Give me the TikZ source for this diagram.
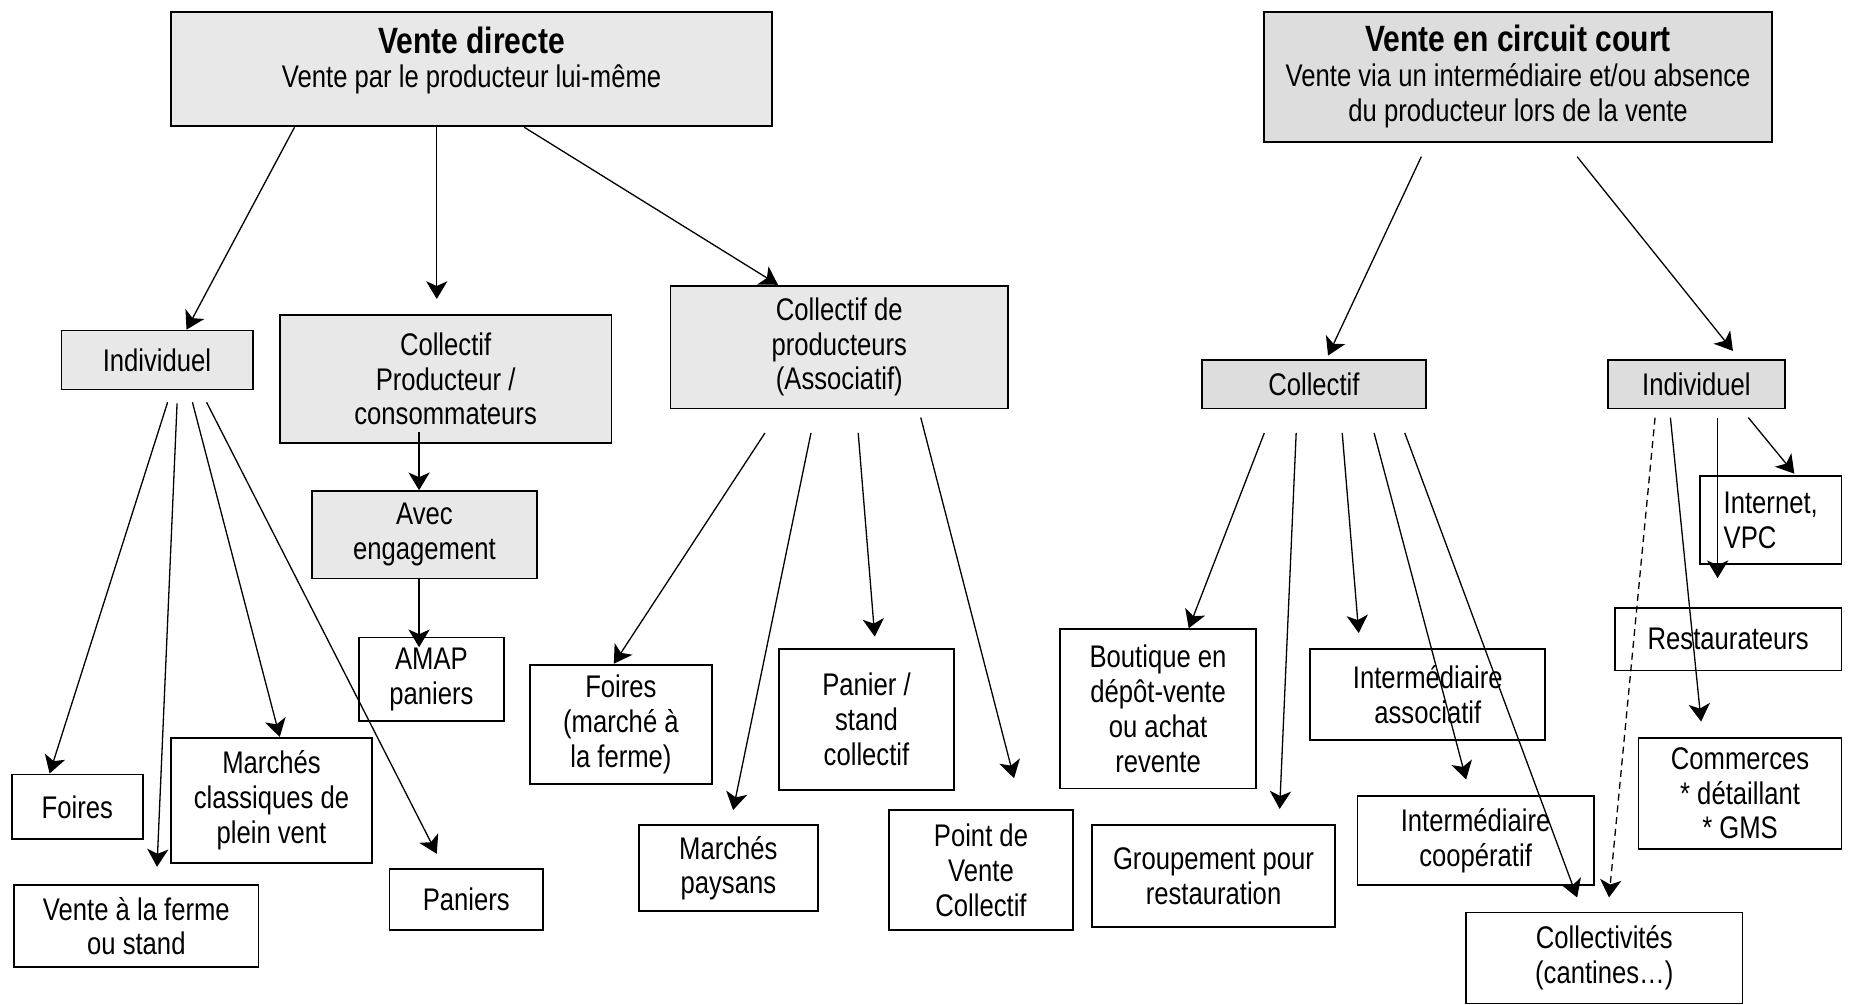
\documentclass[tikz,border=0pt]{standalone}
\usepackage{fontspec}
\setmainfont{Liberation Sans}[FakeStretch=0.82]
\usetikzlibrary{arrows.meta, positioning}
\definecolor{grisclair}{HTML}{E8E8E8}
\definecolor{grisfonce}{HTML}{DDDDDD}
\newcommand{\corps}{\fontsize{26.5}{29.5}\selectfont}
\newcommand{\grostitre}[1]{{\fontsize{31}{34}\selectfont\bfseries #1}}
\tikzset{x=1pt, y=-1pt, >={Stealth[length=15pt, width=18pt, inset=4pt]},
  boite/.style={draw, line width=1.5pt, align=center, inner sep=0pt, font=\corps},
  gris/.style={boite, fill=grisclair},
  grisd/.style={boite, fill=grisfonce},
  fleche/.style={->, line width=1.1pt},
  pointille/.style={fleche, dash pattern=on 6pt off 4pt}}

\begin{document}
\begin{tikzpicture}
    \useasboundingbox (0,0) rectangle (1568,851);
    % vente directe
    \node[gris, minimum width=509, minimum height=97, text depth=20pt] (directe) at (399.5,58.5) {\grostitre{Vente directe}\\Vente par le producteur lui-même};
    \node[gris, minimum width=162, minimum height=50] (indiv-g) at (133,305) {Individuel};
    \node[gris, minimum width=281, minimum height=108] (coll-pc) at (377.5,321) {Collectif\\Producteur /\\consommateurs};
    \node[gris, minimum width=286, minimum height=104] (coll-prod) at (711,294) {Collectif de\\producteurs\\(Associatif)};
    \node[gris, minimum width=191, minimum height=74] (engagement) at (359.5,453) {Avec\\engagement};
    \node[boite, minimum width=123, minimum height=71] (amap) at (365.5,575.5) {AMAP\\paniers};
    \node[boite, minimum width=111, minimum height=55] (foires-g) at (65.5,683.5) {Foires};
    \node[boite, minimum width=207, minimum height=69] (ferme) at (115.5,784.5) {Vente à la ferme\\ou stand};
    \node[boite, minimum width=170, minimum height=106] (marches) at (230,678) {Marchés\\classiques de\\plein vent};
    \node[boite, minimum width=130, minimum height=52] (paniers) at (395,762) {Paniers};
    \node[boite, minimum width=154, minimum height=101] (foires-m) at (526,613.5) {Foires\\(marché à\\la ferme)};
    \node[boite, minimum width=152, minimum height=73] (paysans) at (617,735.5) {Marchés\\paysans};
    \node[boite, minimum width=148, minimum height=119] (stand) at (734,609.5) {Panier /\\stand\\collectif};
    \node[boite, minimum width=156, minimum height=102] (point-vente) at (831,737) {Point de\\Vente\\Collectif};
    % vente en circuit court
    \node[grisd, minimum width=430, minimum height=110] (court) at (1286,65) {\grostitre{Vente en circuit court}\\Vente via un intermédiaire et/ou absence\\du producteur lors de la vente};
    \node[grisd, minimum width=190, minimum height=41] (coll-d) at (1113,325.5) {Collectif};
    \node[grisd, minimum width=150, minimum height=41] (indiv-d) at (1437,325.5) {Individuel};
    \node[boite, minimum width=120, minimum height=75, align=left] (internet) at (1500,440.5) {Internet,\\VPC};
    \node[boite, minimum width=192, minimum height=53] (resto) at (1464,541.5) {Restaurateurs};
    \node[boite, minimum width=172, minimum height=94] (commerces) at (1474,672) {Commerces\\* détaillant\\* GMS};
    \node[boite, minimum width=166, minimum height=135] (boutique) at (981,600.5) {Boutique en\\dépôt-vente\\ou achat\\revente};
    \node[boite, minimum width=199, minimum height=77] (inter-asso) at (1209.5,588.5) {Intermédiaire\\associatif};
    \node[boite, minimum width=206, minimum height=86] (groupement) at (1028,742) {Groupement pour\\restauration};
    \node[boite, minimum width=200, minimum height=76] (inter-coop) at (1250,712) {Intermédiaire\\coopératif};
    \node[boite, minimum width=234, minimum height=77] (collectivites) at (1359,811.5) {Collectivités\\(cantines…)};

    \draw[fleche] ([xshift=-150]directe.south) -- ([xshift=25]indiv-g.north);
    \draw[fleche] ([xshift=-29.5]directe.south) -- ([shift={(-7.5,-13)}]coll-pc.north);
    \draw[fleche] ([xshift=44.5]directe.south) -- ([xshift=-52]coll-prod.north);
    \draw[fleche] ([shift={(-22.5,-10)}]coll-pc.south) -- ([xshift=-4.5]engagement.north);
    \draw[fleche] ([xshift=-4.5]engagement.south) -- ([shift={(-10.5,9)}]amap.north);
    \draw[fleche] ([shift={(9,10)}]indiv-g.south) -- ([xshift=-23.5]foires-g.north);
    \draw[fleche] ([shift={(17,11)}]indiv-g.south) -- ([shift={(17.5,-15)}]ferme.north);
    \draw[fleche] ([shift={(30,10)}]indiv-g.south) -- ([xshift=7]marches.north);
    \draw[fleche] ([shift={(42,10)}]indiv-g.south) -- ([shift={(-25,-12)}]paniers.north);
    \draw[fleche] ([shift={(-63,20)}]coll-prod.south) -- ([xshift=-6]foires-m.north);
    \draw[fleche] ([shift={(-24,20)}]coll-prod.south) -- ([shift={(4,-12)}]paysans.north);
    \draw[fleche] ([shift={(16,20)}]coll-prod.south) -- ([shift={(7,-10)}]stand.north);
    \draw[fleche] ([shift={(69,7)}]coll-prod.south) -- ([shift={(28,-26)}]point-vente.north);

    \draw[fleche] ([shift={(-82,12)}]court.south) -- ([shift={(12,-3)}]coll-d.north);
    \draw[fleche] ([shift={(50,12)}]court.south) -- ([shift={(31,-7)}]indiv-d.north);
    \draw[fleche] ([shift={(-42,20)}]coll-d.south) -- ([xshift=26]boutique.north);
    \draw[fleche] ([shift={(-15,20)}]coll-d.south) -- ([shift={(56,-13)}]groupement.north);
    \draw[fleche] ([shift={(24,20)}]coll-d.south) -- ([shift={(-58.5,-13)}]inter-asso.north);
    \draw[fleche] ([shift={(51,20)}]coll-d.south) -- ([shift={(-8,-13)}]inter-coop.north);
    \draw[fleche] ([shift={(77,20)}]coll-d.south) -- ([shift={(-23,-12)}]collectivites.north);
    \draw[pointille] ([shift={(-35,7)}]indiv-d.south) -- ([shift={(4,-12)}]collectivites.north);
    \draw[fleche] ([shift={(-22,7)}]indiv-d.south) -- ([shift={(-33,-13)}]commerces.north);
    \draw[fleche] ([shift={(18,7)}]indiv-d.south) -- ([shift={(-45,11)}]internet.south);
    \draw[fleche] ([shift={(44,7)}]indiv-d.south) -- ([shift={(20,-1)}]internet.north);
\end{tikzpicture}
\end{document}
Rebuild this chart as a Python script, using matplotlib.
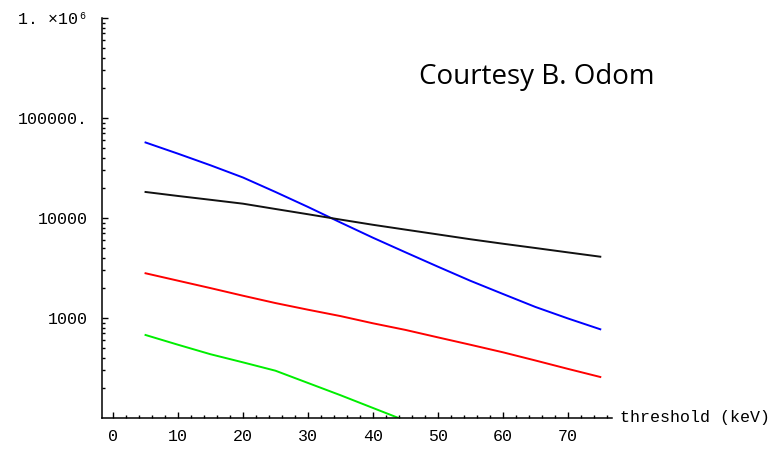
import matplotlib
matplotlib.use("Agg")
import matplotlib.pyplot as plt
import matplotlib.ticker as mt
import numpy as np

# threshold values (keV)
threshold = [5, 10, 15, 20, 25, 30, 35, 40, 45, 50, 55, 60, 65, 70, 75]

# values
blue = [56900, 43950, 33650, 25400, 18200, 12900, 9020, 6350, 4540, 3260, 2355, 1740, 1290, 990, 771]
black = [18200, 16600, 15200, 13900, 12300, 10900, 9640, 8550, 7650, 6850, 6130, 5530, 5010, 4530, 4100]
red = [2800, 2360, 1990, 1670, 1410, 1210, 1045, 885, 760, 640, 540, 454, 376, 310, 257]
green_x = [5, 10, 15, 20, 25, 30, 35, 40, 45]
green = [676, 540, 434, 360, 297, 224, 169, 126, 94]

xticks = [0, 10, 20, 30, 40, 50, 60, 70]
yticks = [1000, 10000, 100000, 1000000]
ylabels = ["1000", "10000", "100000.", "1. ×10⁶"]

mono = ["Liberation Mono", "DejaVu Sans Mono"]

fig = plt.figure(figsize=(7.81, 4.53), dpi=100)
ax = fig.add_axes([0.1306, 0.0773, 0.6530, 0.8830])

ax.plot(threshold, blue, color="#0000ff", lw=1.4)
ax.plot(threshold, black, color="#111111", lw=1.4)
ax.plot(threshold, red, color="#ff0000", lw=1.4)
ax.plot(green_x, green, color="#00ee00", lw=1.4)

ax.set_yscale("log")
ax.set_xlim(-1.7, 76.8)
ax.set_ylim(100, 1.0e6)

for s in ["top", "right"]:
    ax.spines[s].set_visible(False)
for s in ["left", "bottom"]:
    ax.spines[s].set_linewidth(1.1)
    ax.spines[s].set_color("black")

ax.set_xticks(xticks)
ax.xaxis.set_minor_locator(mt.MultipleLocator(2))
ax.set_yticks(yticks)
ax.yaxis.set_major_formatter(mt.FixedFormatter(ylabels))
ax.yaxis.set_minor_locator(mt.LogLocator(base=10, subs=np.arange(2, 10)))
ax.yaxis.set_minor_formatter(mt.NullFormatter())

ax.tick_params(which="major", direction="in", length=4, width=1, pad=8,
               labelsize=12, colors="black")
ax.tick_params(which="minor", direction="in", length=2.5, width=1)
ax.tick_params(axis="y", which="major", pad=10)
for lab in ax.get_xticklabels() + ax.get_yticklabels():
    lab.set_family(mono)

ax.text(1.015, 0.0, "threshold (keV)", transform=ax.transAxes, ha="left",
        va="center", fontsize=12, family=mono)

fig.text(0.6875, 0.83, "Courtesy B. Odom", ha="center", va="center",
         fontsize=20, family=["Open Sans", "DejaVu Sans"])

fig.savefig("out.png", dpi=100)
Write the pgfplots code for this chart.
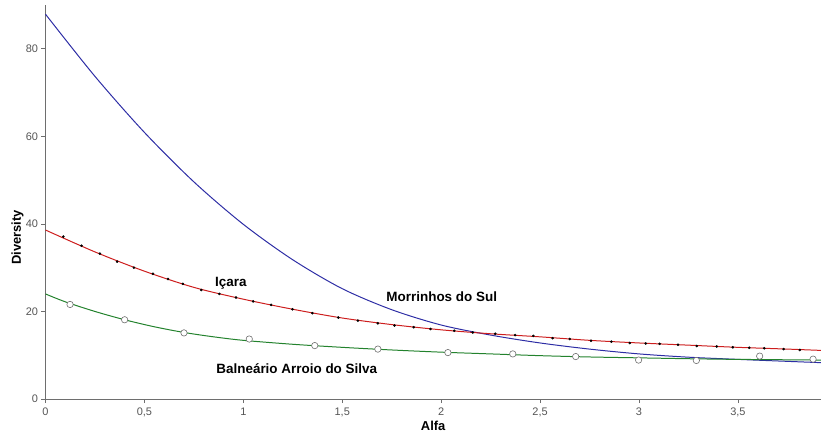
□ □ □ □ □ □ □
◆ **Task description**
Exactly how many lines of the listing above contain the string "matplotlib"? Give no more than the number.

◆ **Worked solution**
5